The details of each will vary depending on your lender, and what one lender calls Application-Only may differ from what another lender considers it, but in the big picture, most equipment finance applications will come down to one of the two.
The primary difference between them is how much information you are asked to give, and how deep the lender needs to investigate your credit and finances.
At Crest Capital, we have a distinct line between the two: for most equipment financing and leasing deals under $250k, we use Application-Only. For larger deals, we use Financial Disclosure.
Let’s talk about Application-Only today:
Application-Only Equipment Financing
Application-Only equipment financing is exactly what it sounds like – one simple application is all you need to fill out. And it’s literally only one page.
This offers a distinct advantage to our customers. They do not need to fill out a bunch of forms, or drag out the tax returns and financial statements to finance a few machines, vehicles, or similar. Many other lenders will want much more for even small financing amounts, so this is a differentiator for Crest Capital.
So what information do we require? You can see the Application-Only equipment financing form on our website, and even download a copy if you prefer to email or fax it.
But the gist of it is we need some company information; basic details and info on company principals; bank info; a lending reference; and (of course) the details on the equipment you wish to finance or lease, including the price and how long you wish the term to be.
From this information, we can check public credit records for company principals and the business. The normal consumer credit reporting agencies are checked, as well as business credit specialists such as Dun and Bradstreet, LexisNexis, and several others.
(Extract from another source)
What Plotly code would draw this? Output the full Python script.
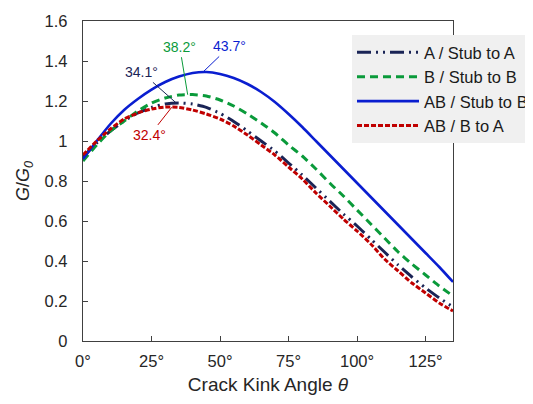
import plotly.graph_objects as go

theta = [0, 5, 10, 15, 20, 25, 30, 35, 40, 45, 50, 55, 60, 65, 70,
         75, 80, 85, 90, 95, 100, 105, 110, 115, 120, 125, 130, 135]

a_stub_a = [0.92, 0.99, 1.05, 1.10, 1.14, 1.168, 1.185, 1.19, 1.185, 1.168, 1.138, 1.098, 1.05, 1.0, 0.95,
            0.89, 0.83, 0.765, 0.70, 0.635, 0.575, 0.51, 0.445, 0.38, 0.32, 0.265, 0.215, 0.17]
b_stub_b = [0.90, 0.98, 1.05, 1.10, 1.15, 1.19, 1.215, 1.23, 1.232, 1.225, 1.205, 1.175, 1.135, 1.09, 1.04,
            0.98, 0.925, 0.86, 0.79, 0.725, 0.655, 0.585, 0.515, 0.445, 0.385, 0.33, 0.275, 0.225]
ab_stub_b = [0.91, 1.00, 1.085, 1.155, 1.21, 1.257, 1.295, 1.322, 1.34, 1.345, 1.335, 1.315, 1.285, 1.245, 1.195,
             1.135, 1.07, 1.0, 0.93, 0.86, 0.79, 0.72, 0.65, 0.58, 0.51, 0.44, 0.37, 0.295]
ab_b_a = [0.93, 1.0, 1.06, 1.11, 1.14, 1.16, 1.17, 1.168, 1.155, 1.135, 1.11, 1.075, 1.03, 0.98, 0.93,
          0.87, 0.81, 0.74, 0.675, 0.61, 0.55, 0.485, 0.41, 0.35, 0.29, 0.24, 0.19, 0.15]

series_names = ["A / Stub to A", "B / Stub to B", "AB / Stub to B", "AB / B to A"]
peak_theta = [34.1, 38.2, 43.7, 32.4]
peak_labels = ["34.1°", "38.2°", "43.7°", "32.4°"]
x_ticks = [0, 25, 50, 75, 100, 125]
x_tick_text = ["0°", "25°", "50°", "75°", "100°", "125°"]

colors = ["#1a2456", "#0a9a3a", "#0a1ed0", "#c00000"]
dashes = ["14px,5px,2px,5px,2px,5px", "8px,5px", "solid", "5px,2px"]
widths = [3, 3, 2.6, 3]

FONT = "Arial, Liberation Sans, sans-serif"

fig = go.Figure()
for i, (name, vals) in enumerate(zip(series_names, [a_stub_a, b_stub_b, ab_stub_b, ab_b_a])):
    fig.add_trace(go.Scatter(
        x=theta, y=vals, name=name, mode="lines", legendgroup=name,
        line=dict(color=colors[i], dash=dashes[i], width=widths[i], shape="spline", smoothing=0.6),
    ))


def interp(xs, ys, x):
    for j in range(len(xs) - 1):
        if xs[j] <= x <= xs[j + 1]:
            t = (x - xs[j]) / (xs[j + 1] - xs[j])
            return ys[j] + t * (ys[j + 1] - ys[j])
    return ys[-1]


offsets = [(-35, -31), (-8, -48), (27, -26), (-22, 28)]
for i, vals in enumerate([a_stub_a, b_stub_b, ab_stub_b, ab_b_a]):
    py = interp(theta, vals, peak_theta[i])
    fig.add_annotation(
        x=peak_theta[i], y=py, text=peak_labels[i], showarrow=True, arrowhead=0,
        arrowwidth=1, arrowcolor=colors[i], ax=offsets[i][0], ay=offsets[i][1],
        font=dict(family=FONT, size=14, color=colors[i]),
        standoff=0, startstandoff=1,
    )

# page body adds an 8px offset; margins compensate so the plot box sits at 83..453 x 21..341
fig.update_layout(
    width=541, height=404,
    margin=dict(l=75, r=96, t=13, b=71, autoexpand=False),
    paper_bgcolor="white", plot_bgcolor="white",
    font=dict(family=FONT, size=16, color="#262626"),
    legend=dict(
        x=(344 - 75) / 370, xanchor="left",
        y=(333 - 27) / 320, yanchor="top",
        bgcolor="#f0f0f0", borderwidth=0,
        font=dict(family=FONT, size=16.5, color="#1a1a1a"),
        itemwidth=62, tracegroupgap=0,
    ),
    showlegend=True,
)

fig.update_xaxes(
    range=[0, 135], tickvals=x_ticks, ticktext=x_tick_text,
    ticks="inside", ticklen=5, tickcolor="#404040", tickwidth=1.3,
    showline=True, linecolor="#404040", linewidth=1.3, mirror=True,
    showgrid=False, zeroline=False, ticklabelstandoff=5,
    tickfont=dict(size=16.5),
    title=dict(text="Crack Kink Angle <i>θ</i>", font=dict(size=19, color="#262626"), standoff=8),
)
fig.update_yaxes(
    range=[0, 1.6], dtick=0.2, tick0=0,
    ticks="inside", ticklen=5, tickcolor="#404040", tickwidth=1.3,
    showline=True, linecolor="#404040", linewidth=1.3, mirror=True,
    showgrid=False, zeroline=False, ticklabelstandoff=11,
    tickfont=dict(size=16.5),
    title=dict(text="<i>G</i>/<i>G</i><sub><i>0</i></sub>", font=dict(size=18, color="#262626"), standoff=10),
)

fig.write_html("out.html")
The entire point of application-only financing is to use public records, and not detailed financial reports. Of course there are some companies with long credit histories that can easily stand on their own, but also many companies without years of credit in the business name. Hence the mix of personal and business credit sources used.
A large upside to using public records is speed. Most of our Application-Only deals have an answer in a business day or even less.
Note that the $250k mentioned earlier is our number for application-only financing. Another lender’s number for the same process may be lower (and may even be zero – for example, most banks typically want more paperwork.) Every lender is unique in this regard.
So the key takeaway for you is when you hear the words “Application-Only” for equipment financing, think “easy / fast”, as that is generally the case.